The school also trains students for other possible careers, perhaps with cable or phone companies or in other trade positions at power companies, said Magers. He and the other instructor, Dave Valandra, have worked to make the program more compatible with other utility companies’ needs and more applicable to other career fields.

"All the other bargaining unit jobs (at Avista) require what we teach here," said Valandra, who recently retired from 33 years as a lineman for Avista. The course includes instruction on flagging, CPR and forklift operations, among other skills.
But for some, it doesn’t seem like work at all.

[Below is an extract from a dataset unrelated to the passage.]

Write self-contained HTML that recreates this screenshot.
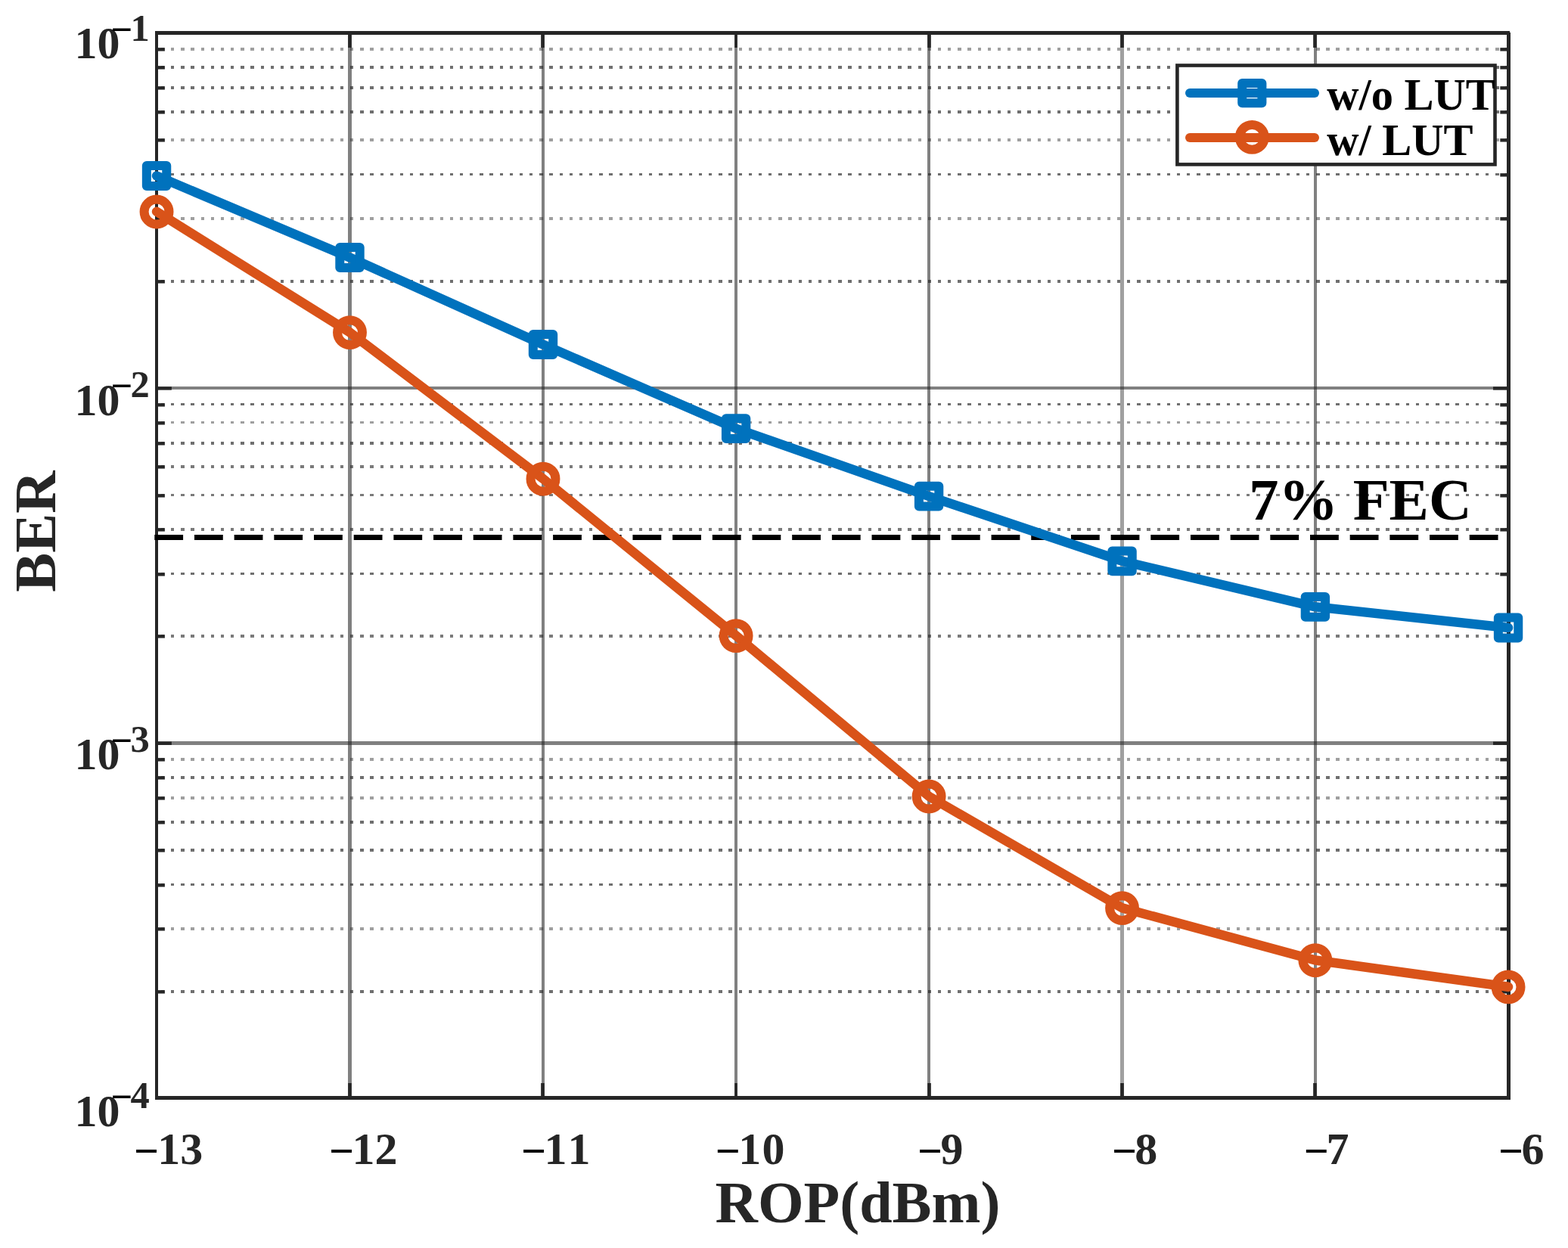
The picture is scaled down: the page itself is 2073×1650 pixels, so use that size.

Jake Booth is 20, from Davenport, Wash., and is so excited to be in the program, he says over and over how "awesome" it is. An adrenaline junkie who rides motorcycles and snowmobiles, Booth said he’s wanted to be a lineman since he was little. He went to college for two years, but hated it. He likes the lineman school because it’s more hands-on.

"The first day you’re out climbing," Booth said. "They put you right out there and let you start doing it."

Valandra, however, cautions the students against thinking the work is all about being outside and working with their hands.

"It’s not just climbing poles," said Valandra, 57. "That’s not what we do for a living. We work electricity. Climbing the poles is one way to get to the work."